1. If the doctrine of the clarity of Scripture is true, why does there seem to be so much disagreement among Christians about the teaching of the Bible? Observing the diversity of interpretations of Scripture, some conclude, "People can make the Bible say anything they want." How do you think Jesus would respond to this statement?
2. What would happen to the church if most believers gave up reading the Bible for themselves and only listened to Bible teachers or read books about the Bible? If you thought that only expert scholars could understand the Bible rightly, what would happen to your personal reading of Scripture? Has this already happened to some extent in your life or in the lives of those you know?
6 6. See the discussion of various forms of church government in chapter 47, pp. 92337.

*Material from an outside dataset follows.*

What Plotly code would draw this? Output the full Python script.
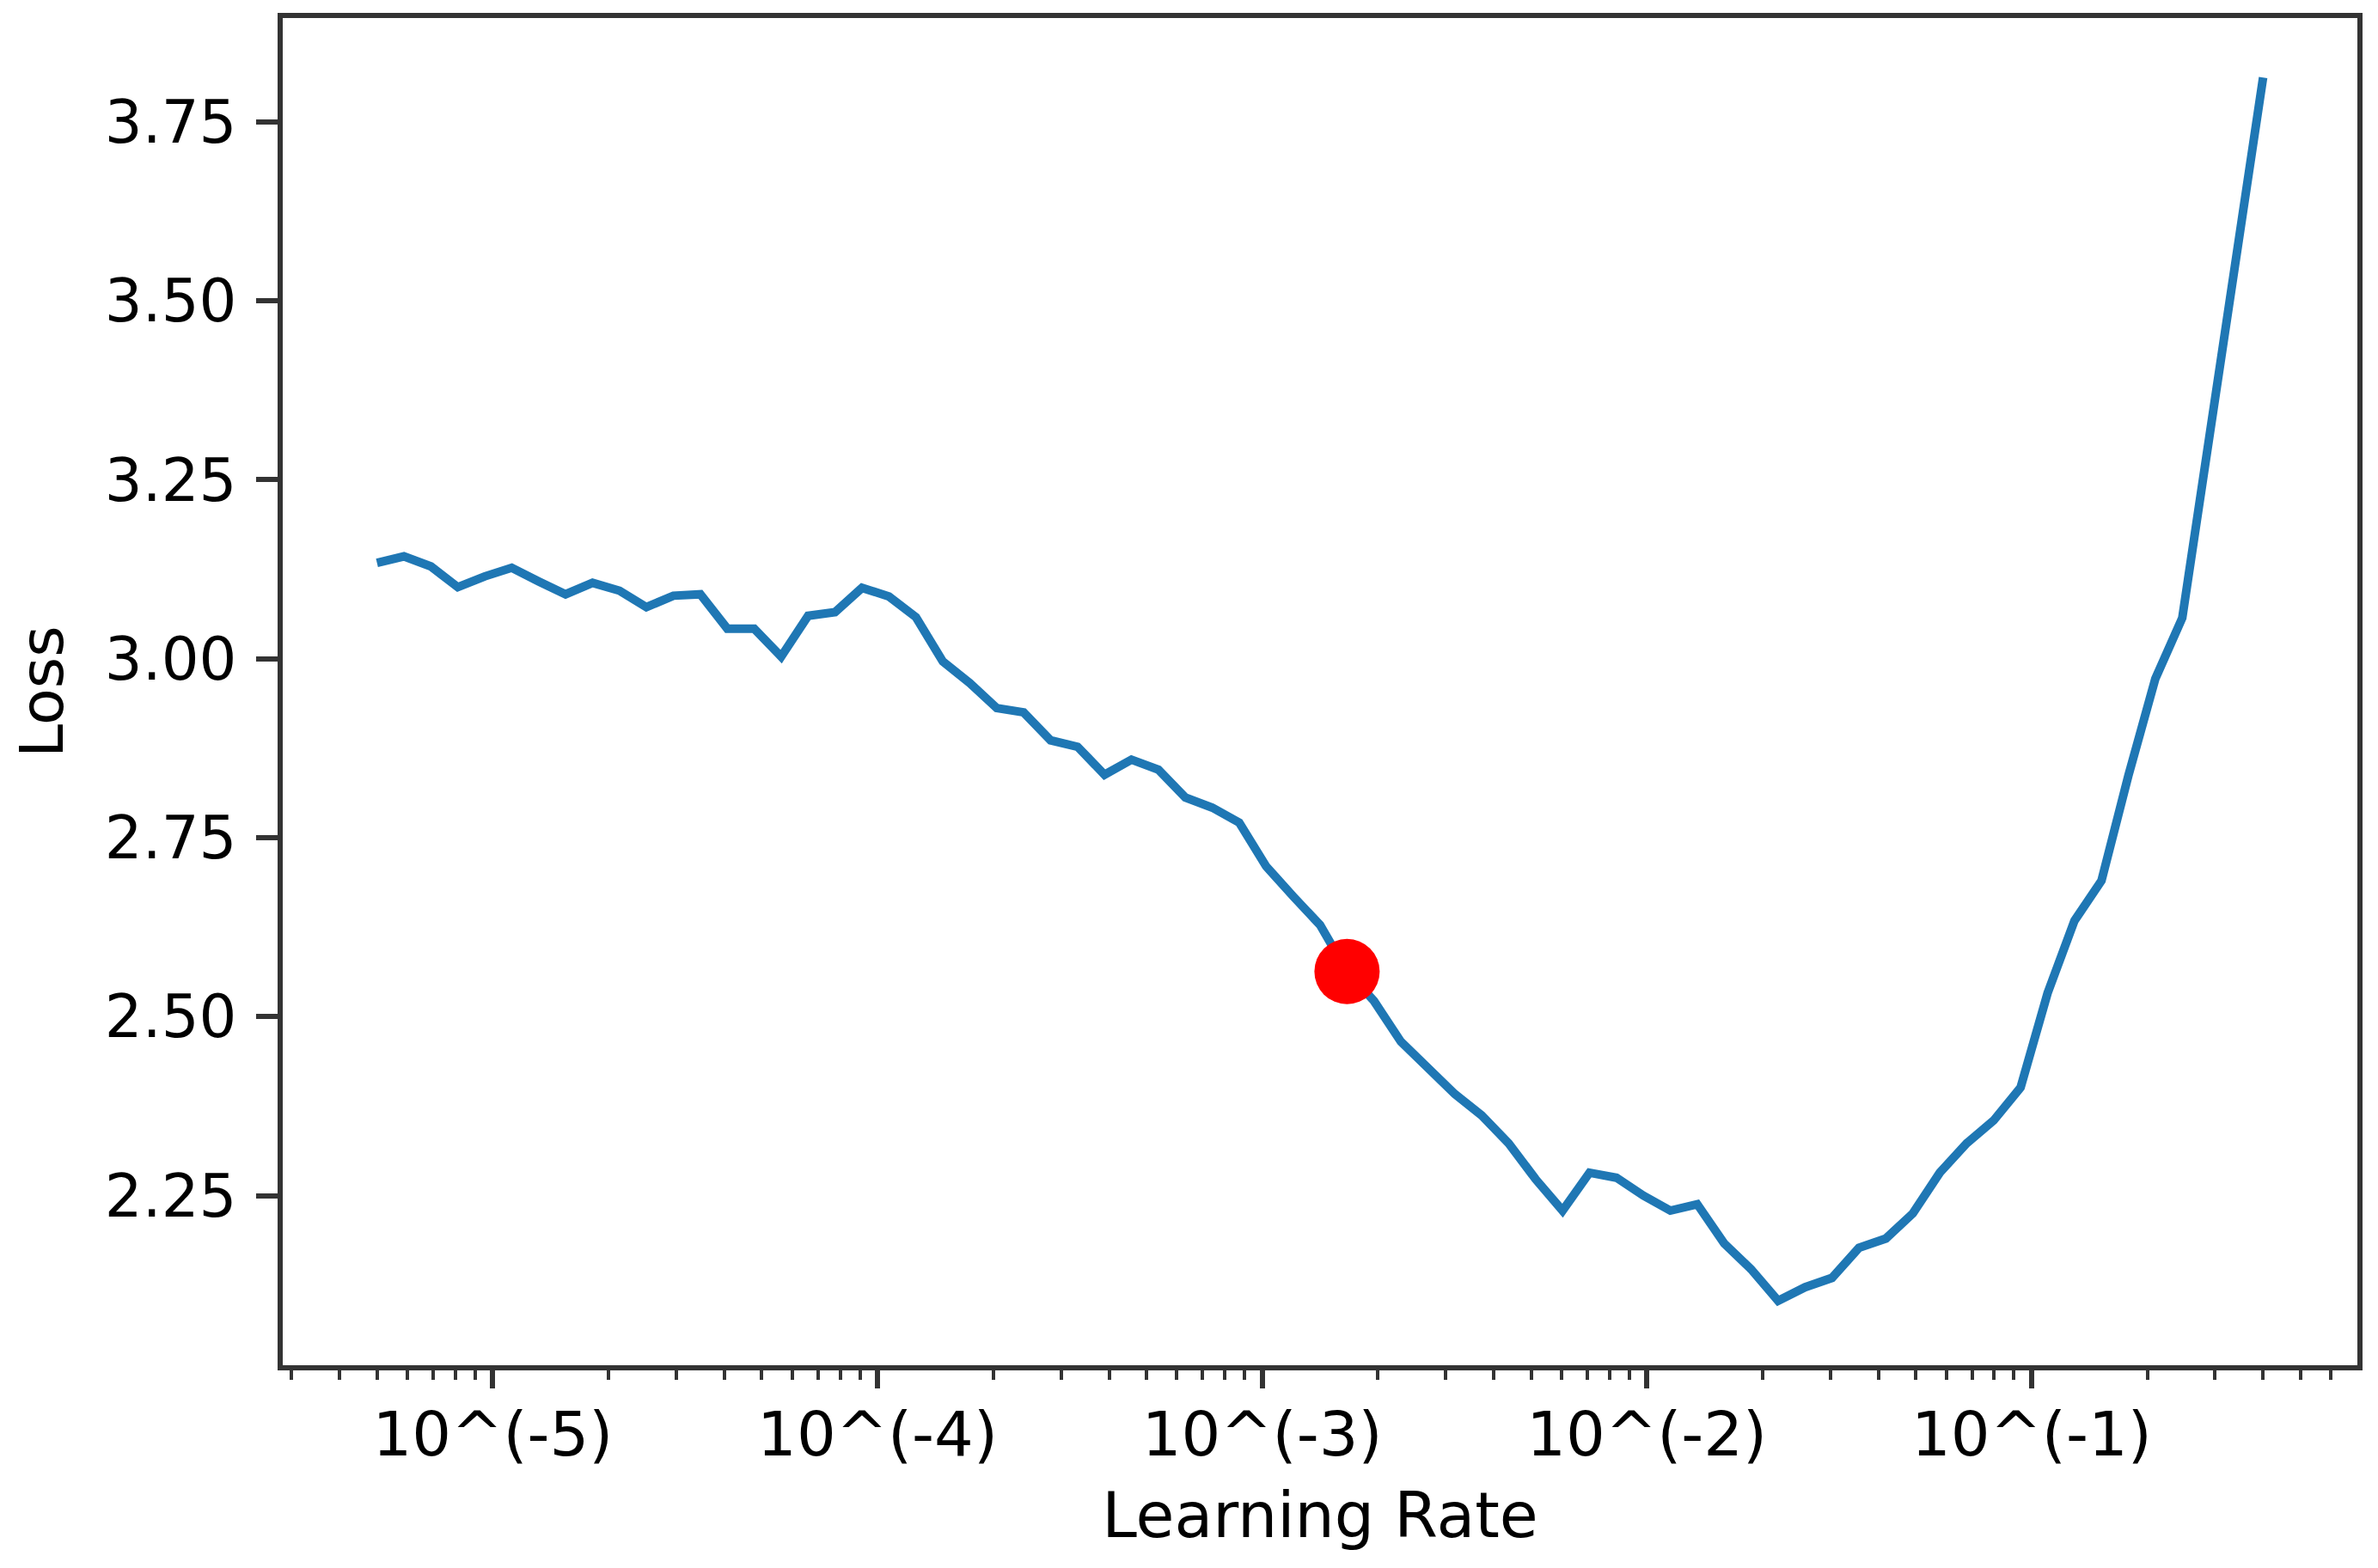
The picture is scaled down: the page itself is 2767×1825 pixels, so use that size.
import plotly.graph_objects as go

# Learning-rate sweep (x, log scale) and smoothed loss (y)
learning_rate = [
    5.000e-6, 5.875e-6, 6.903e-6, 8.111e-6, 9.531e-6, 1.120e-5, 1.316e-5, 1.546e-5,
    1.817e-5, 2.135e-5, 2.508e-5, 2.948e-5, 3.464e-5, 4.070e-5, 4.782e-5, 5.619e-5,
    6.602e-5, 7.758e-5, 9.115e-5, 1.071e-4, 1.259e-4, 1.479e-4, 1.738e-4, 2.042e-4,
    2.399e-4, 2.819e-4, 3.312e-4, 3.892e-4, 4.573e-4, 5.373e-4, 6.314e-4, 7.419e-4,
    8.717e-4, 1.024e-3, 1.204e-3, 1.414e-3, 1.662e-3, 1.952e-3, 2.294e-3, 2.696e-3,
    3.167e-3, 3.722e-3, 4.373e-3, 5.138e-3, 6.038e-3, 7.094e-3, 8.336e-3, 9.795e-3,
    1.151e-2, 1.352e-2, 1.589e-2, 1.867e-2, 2.194e-2, 2.578e-2, 3.029e-2, 3.559e-2,
    4.182e-2, 4.914e-2, 5.774e-2, 6.784e-2, 7.972e-2, 9.367e-2, 1.101e-1, 1.293e-1,
    1.520e-1, 1.786e-1, 2.098e-1, 2.465e-1, 2.897e-1, 3.404e-1, 3.999e-1,
]
loss = [
    3.134, 3.143, 3.129, 3.100, 3.115, 3.127, 3.108, 3.090,
    3.106, 3.095, 3.072, 3.088, 3.090, 3.042, 3.042, 3.003,
    3.060, 3.065, 3.099, 3.087, 3.058, 2.996, 2.966, 2.931,
    2.925, 2.886, 2.877, 2.838, 2.859, 2.845, 2.806, 2.792,
    2.771, 2.710, 2.668, 2.628, 2.563, 2.522, 2.465, 2.428,
    2.392, 2.362, 2.323, 2.273, 2.229, 2.282, 2.275, 2.250,
    2.229, 2.238, 2.183, 2.147, 2.103, 2.122, 2.135, 2.177,
    2.190, 2.225, 2.282, 2.323, 2.355, 2.401, 2.533, 2.634,
    2.690, 2.837, 2.972, 3.057, 3.306, 3.560, 3.812,
]
suggested_index = 36

x_tick_values = [1e-5, 1e-4, 1e-3, 1e-2, 1e-1]
x_tick_labels = ["10^(-5)", "10^(-4)", "10^(-3)", "10^(-2)", "10^(-1)"]
x_minor_digits = [2, 3, 4, 5, 6, 7, 8, 9]
x_minor_decades = [-6, -5, -4, -3, -2, -1]
y_tick_values = [2.25, 2.50, 2.75, 3.00, 3.25, 3.50, 3.75]
y_tick_labels = ["2.25", "2.50", "2.75", "3.00", "3.25", "3.50", "3.75"]

x_range_log = [-5.546, -0.153]
y_range = [2.013, 3.895]

x_minor_ticks = [d * 10.0 ** e for e in x_minor_decades for d in x_minor_digits
                 if 10 ** x_range_log[0] < d * 10.0 ** e < 0.65]

FONT = "DejaVu Sans"
SPINE = "#333333"

fig = go.Figure()
fig.add_trace(go.Scatter(
    x=learning_rate, y=loss, mode="lines",
    line=dict(color="#1f77b4", width=10),
    hoverinfo="skip",
))
fig.add_trace(go.Scatter(
    x=[learning_rate[suggested_index]], y=[loss[suggested_index]], mode="markers",
    marker=dict(color="#ff0000", size=76, line=dict(width=0)),
))

# The page body adds an 8 px margin, so the figure is 16 px smaller than the window.
fig.update_layout(
    width=2751, height=1809,
    paper_bgcolor="white", plot_bgcolor="white",
    showlegend=False,
    margin=dict(l=321, r=16, t=13, b=228, pad=0),
    font=dict(family=FONT, color="black"),
)
fig.update_xaxes(
    type="log", range=x_range_log,
    tickmode="array", tickvals=x_tick_values, ticktext=x_tick_labels,
    ticks="outside", ticklen=21, tickwidth=5.5, tickcolor=SPINE,
    showline=True, linewidth=5.5, linecolor=SPINE, mirror=True,
    showgrid=False, zeroline=False, automargin=False,
    ticklabelstandoff=-8,
    tickfont=dict(family=FONT, size=72, color="black"),
    title=dict(text="Learning Rate", font=dict(family=FONT, size=73, color="black"), standoff=30),
    minor=dict(tickmode="array", tickvals=x_minor_ticks, ticks="outside",
               ticklen=11, tickwidth=3.5, tickcolor=SPINE, showgrid=False),
)
fig.update_yaxes(
    range=y_range,
    tickmode="array", tickvals=y_tick_values, ticktext=y_tick_labels,
    ticks="outside", ticklen=25, tickwidth=5.5, tickcolor=SPINE,
    showline=True, linewidth=5.5, linecolor=SPINE, mirror=True,
    showgrid=False, zeroline=False, automargin=False,
    ticklabelstandoff=9,
    tickfont=dict(family=FONT, size=69, color="black"),
    title=dict(text="Loss", font=dict(family=FONT, size=70, color="black"), standoff=40),
)

fig.write_html("out.html")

3. Do you think that there are right and wrong interpretations of most or all passages of Scripture? If you thought the Bible was generally unclear, how would your answer change? Will a conviction about the clarity of Scripture affect the care you use when studying a text of Scripture? Will it affect the way you approach Scripture when trying to gain a biblical answer to some difficult doctrinal or moral problem?
4. If even seminary professors disagree about some Bible teaching, can other Christians ever hope to come to a correct decision on that teaching? (Give reasons for your answer.) Do you think ordinary people among the Jews at the time of Jesus had a hard time deciding whether to believe Jesus or the scholarly experts who disagreed with him? Did Jesus expect them to be able to decide?
5. How can a pastor preach biblically based sermons each Sunday without giving the impression that only people with seminary training (like himself) are able to interpret Scripture rightly? Do you think it should ever be necessary, in a doctrinal or ethical controversy, for a Bible scholar to speak in a church and base his main arguments on special meanings of Greek or Hebrew words that the church members themselves are unable to evaluate or take issue with personally? Is there an appropriate way for a scholar to use such technical knowledge in popular writing or speaking?
6. Church leaders at the time of Martin Luther said they wanted to keep the Bible in Latin to prevent the common people from reading it and then misinterpreting it. Evaluate this argument. Why do you think Martin Luther was so anxious to translate the Bible into German? Why do you think church leaders in previous centuries have persecuted and even killed men—like William Tyndale in England—who were translating the Bible into the language of the people? Why is the task of Bible translation into other languages so important a part of the work of missions?
7. Does the doctrine of the clarity of Scripture mean that the New Testament can be fully understood by people who do not have access to an Old Testament?